• WRITTEN EXERCISE
Gather from the listing below each line that includes the word "this", and copy it.

• MATERIALS PROVIDED
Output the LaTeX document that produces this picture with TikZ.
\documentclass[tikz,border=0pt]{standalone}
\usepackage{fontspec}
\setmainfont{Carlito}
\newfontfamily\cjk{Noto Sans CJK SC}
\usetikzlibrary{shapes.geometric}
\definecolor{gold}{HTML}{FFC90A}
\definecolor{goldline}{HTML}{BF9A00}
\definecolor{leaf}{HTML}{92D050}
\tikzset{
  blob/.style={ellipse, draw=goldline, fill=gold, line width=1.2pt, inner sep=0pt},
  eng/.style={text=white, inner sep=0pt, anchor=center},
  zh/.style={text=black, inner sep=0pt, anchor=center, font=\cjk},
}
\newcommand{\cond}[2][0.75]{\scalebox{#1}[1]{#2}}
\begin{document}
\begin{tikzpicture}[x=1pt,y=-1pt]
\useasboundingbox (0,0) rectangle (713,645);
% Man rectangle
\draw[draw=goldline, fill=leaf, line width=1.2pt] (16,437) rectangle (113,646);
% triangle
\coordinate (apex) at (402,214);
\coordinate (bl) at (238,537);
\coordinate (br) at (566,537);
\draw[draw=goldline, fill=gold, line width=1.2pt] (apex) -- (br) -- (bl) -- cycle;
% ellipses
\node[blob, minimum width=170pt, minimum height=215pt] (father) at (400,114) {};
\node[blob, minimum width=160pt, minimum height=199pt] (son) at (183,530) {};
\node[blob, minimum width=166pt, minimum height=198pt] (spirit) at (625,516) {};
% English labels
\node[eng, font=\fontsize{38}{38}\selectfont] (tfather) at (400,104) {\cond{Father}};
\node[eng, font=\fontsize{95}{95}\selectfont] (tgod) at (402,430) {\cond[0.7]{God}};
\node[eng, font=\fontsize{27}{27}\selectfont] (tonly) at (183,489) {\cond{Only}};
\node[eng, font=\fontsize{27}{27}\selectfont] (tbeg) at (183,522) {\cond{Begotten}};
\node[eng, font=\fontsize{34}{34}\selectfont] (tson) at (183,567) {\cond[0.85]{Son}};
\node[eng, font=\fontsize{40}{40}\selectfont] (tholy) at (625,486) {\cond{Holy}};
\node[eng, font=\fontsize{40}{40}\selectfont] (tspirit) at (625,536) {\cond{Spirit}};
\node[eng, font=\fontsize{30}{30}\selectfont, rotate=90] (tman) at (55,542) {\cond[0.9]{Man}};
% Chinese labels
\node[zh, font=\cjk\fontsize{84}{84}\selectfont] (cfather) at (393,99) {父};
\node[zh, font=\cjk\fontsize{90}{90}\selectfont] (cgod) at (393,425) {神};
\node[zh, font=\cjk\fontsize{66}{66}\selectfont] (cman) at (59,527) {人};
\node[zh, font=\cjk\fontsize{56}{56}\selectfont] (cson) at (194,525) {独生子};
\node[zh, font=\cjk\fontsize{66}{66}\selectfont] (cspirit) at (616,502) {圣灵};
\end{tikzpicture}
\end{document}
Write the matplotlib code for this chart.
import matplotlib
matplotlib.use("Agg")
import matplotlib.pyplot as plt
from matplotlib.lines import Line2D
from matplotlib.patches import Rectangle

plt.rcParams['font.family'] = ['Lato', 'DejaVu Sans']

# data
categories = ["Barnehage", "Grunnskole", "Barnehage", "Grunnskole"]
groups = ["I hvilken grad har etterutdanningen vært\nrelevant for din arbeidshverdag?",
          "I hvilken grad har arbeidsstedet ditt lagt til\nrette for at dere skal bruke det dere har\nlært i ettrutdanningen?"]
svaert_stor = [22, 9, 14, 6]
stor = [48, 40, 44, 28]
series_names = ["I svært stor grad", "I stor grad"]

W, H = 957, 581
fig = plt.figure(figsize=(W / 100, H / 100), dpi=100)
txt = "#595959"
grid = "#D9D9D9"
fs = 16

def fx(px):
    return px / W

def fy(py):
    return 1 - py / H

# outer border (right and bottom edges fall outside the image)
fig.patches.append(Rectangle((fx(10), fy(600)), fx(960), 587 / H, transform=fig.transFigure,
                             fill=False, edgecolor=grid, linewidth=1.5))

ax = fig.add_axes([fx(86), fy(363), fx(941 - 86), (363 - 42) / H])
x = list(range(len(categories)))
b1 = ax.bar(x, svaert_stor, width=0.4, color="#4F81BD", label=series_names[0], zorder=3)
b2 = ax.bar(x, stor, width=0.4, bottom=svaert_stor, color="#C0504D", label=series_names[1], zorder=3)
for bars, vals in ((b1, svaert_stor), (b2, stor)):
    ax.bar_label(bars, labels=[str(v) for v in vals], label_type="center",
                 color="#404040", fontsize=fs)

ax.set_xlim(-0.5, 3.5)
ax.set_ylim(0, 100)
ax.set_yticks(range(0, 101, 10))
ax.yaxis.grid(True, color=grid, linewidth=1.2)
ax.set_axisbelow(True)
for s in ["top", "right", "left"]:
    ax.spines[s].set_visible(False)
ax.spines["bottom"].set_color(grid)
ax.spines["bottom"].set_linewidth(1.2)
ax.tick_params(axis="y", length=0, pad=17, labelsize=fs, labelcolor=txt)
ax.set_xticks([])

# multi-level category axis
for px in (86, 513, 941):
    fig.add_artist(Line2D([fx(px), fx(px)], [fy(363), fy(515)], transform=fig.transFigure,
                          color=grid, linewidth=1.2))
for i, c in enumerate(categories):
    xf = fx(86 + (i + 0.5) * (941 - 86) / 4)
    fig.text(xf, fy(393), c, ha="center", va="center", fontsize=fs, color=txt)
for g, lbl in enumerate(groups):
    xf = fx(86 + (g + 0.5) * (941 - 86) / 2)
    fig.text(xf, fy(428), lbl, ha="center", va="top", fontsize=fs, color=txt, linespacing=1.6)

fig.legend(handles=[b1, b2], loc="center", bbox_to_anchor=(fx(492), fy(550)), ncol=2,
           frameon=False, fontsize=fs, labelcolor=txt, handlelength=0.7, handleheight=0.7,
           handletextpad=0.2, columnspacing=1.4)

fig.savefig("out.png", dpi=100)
--
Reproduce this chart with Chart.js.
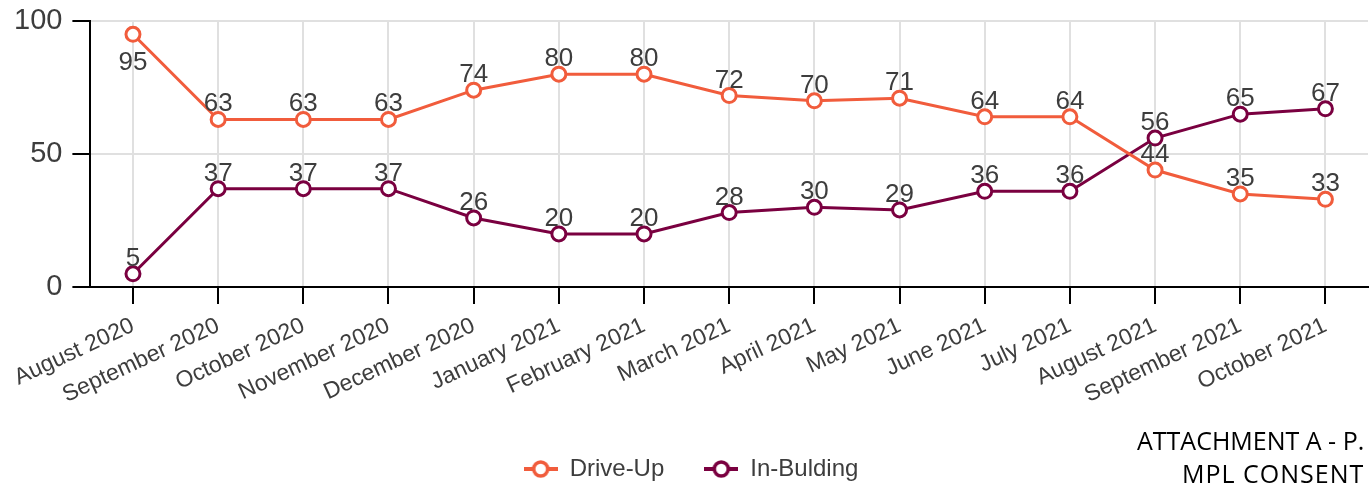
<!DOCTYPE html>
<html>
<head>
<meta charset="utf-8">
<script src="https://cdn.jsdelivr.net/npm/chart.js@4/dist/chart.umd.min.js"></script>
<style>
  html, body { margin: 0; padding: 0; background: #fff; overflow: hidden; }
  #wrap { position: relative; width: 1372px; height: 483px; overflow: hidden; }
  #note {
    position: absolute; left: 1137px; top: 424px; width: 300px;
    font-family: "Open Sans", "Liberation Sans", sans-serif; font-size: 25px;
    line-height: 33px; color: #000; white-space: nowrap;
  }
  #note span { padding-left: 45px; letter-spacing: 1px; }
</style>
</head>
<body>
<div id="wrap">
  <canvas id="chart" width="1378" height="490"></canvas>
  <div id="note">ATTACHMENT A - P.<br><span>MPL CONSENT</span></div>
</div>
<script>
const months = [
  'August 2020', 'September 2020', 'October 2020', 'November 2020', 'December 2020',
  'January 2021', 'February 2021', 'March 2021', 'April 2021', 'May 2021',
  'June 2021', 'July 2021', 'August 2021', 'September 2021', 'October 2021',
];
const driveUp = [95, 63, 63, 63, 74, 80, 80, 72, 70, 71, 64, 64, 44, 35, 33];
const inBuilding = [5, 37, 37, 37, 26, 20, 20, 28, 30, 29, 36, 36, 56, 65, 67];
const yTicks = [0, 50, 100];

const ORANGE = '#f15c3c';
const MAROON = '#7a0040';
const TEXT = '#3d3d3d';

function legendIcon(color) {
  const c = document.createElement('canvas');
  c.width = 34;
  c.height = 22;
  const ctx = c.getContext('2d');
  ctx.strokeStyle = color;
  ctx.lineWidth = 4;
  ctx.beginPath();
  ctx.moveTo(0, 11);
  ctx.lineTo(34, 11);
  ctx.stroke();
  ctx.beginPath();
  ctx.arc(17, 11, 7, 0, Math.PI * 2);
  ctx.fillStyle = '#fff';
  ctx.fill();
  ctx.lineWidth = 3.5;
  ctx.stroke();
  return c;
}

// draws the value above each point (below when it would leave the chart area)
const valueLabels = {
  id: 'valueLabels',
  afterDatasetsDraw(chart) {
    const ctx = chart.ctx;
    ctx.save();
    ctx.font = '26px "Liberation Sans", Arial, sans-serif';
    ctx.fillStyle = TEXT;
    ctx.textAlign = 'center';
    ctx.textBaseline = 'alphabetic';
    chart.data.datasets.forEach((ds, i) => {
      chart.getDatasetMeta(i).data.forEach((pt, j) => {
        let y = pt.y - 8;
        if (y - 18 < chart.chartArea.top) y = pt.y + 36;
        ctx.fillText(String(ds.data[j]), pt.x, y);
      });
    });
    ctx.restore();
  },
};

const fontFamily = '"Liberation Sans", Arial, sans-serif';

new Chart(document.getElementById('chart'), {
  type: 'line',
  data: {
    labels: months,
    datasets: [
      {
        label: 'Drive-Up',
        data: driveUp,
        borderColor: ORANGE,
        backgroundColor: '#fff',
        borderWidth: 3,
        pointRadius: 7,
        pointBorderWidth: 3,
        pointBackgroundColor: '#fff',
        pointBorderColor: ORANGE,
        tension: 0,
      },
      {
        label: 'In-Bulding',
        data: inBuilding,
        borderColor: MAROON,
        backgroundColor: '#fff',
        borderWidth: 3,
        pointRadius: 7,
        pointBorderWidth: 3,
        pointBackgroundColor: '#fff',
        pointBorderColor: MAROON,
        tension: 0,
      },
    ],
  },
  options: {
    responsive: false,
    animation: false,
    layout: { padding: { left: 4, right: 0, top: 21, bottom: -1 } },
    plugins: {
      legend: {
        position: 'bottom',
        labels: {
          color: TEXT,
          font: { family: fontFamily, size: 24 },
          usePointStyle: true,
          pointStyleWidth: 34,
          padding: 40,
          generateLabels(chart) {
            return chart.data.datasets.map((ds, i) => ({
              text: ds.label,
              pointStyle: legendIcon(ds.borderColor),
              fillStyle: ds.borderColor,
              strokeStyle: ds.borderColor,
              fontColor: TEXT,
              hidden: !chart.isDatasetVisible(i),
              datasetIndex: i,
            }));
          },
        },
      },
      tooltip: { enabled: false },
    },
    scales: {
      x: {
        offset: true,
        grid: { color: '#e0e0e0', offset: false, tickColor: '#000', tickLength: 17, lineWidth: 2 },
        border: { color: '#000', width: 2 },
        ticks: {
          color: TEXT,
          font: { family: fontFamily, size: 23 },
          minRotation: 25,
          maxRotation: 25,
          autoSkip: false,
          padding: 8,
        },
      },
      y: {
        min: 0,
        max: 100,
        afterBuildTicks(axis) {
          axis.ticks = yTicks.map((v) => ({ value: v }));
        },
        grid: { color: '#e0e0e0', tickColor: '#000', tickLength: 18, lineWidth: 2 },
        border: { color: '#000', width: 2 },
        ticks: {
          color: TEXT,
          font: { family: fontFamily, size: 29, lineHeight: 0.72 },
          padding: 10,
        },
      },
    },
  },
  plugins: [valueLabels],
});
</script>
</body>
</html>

• RESPONSE TO THE TASK
Output the LaTeX document that produces this picture with TikZ.
Write the matplotlib code for this chart.
Reproduce this chart with Chart.js.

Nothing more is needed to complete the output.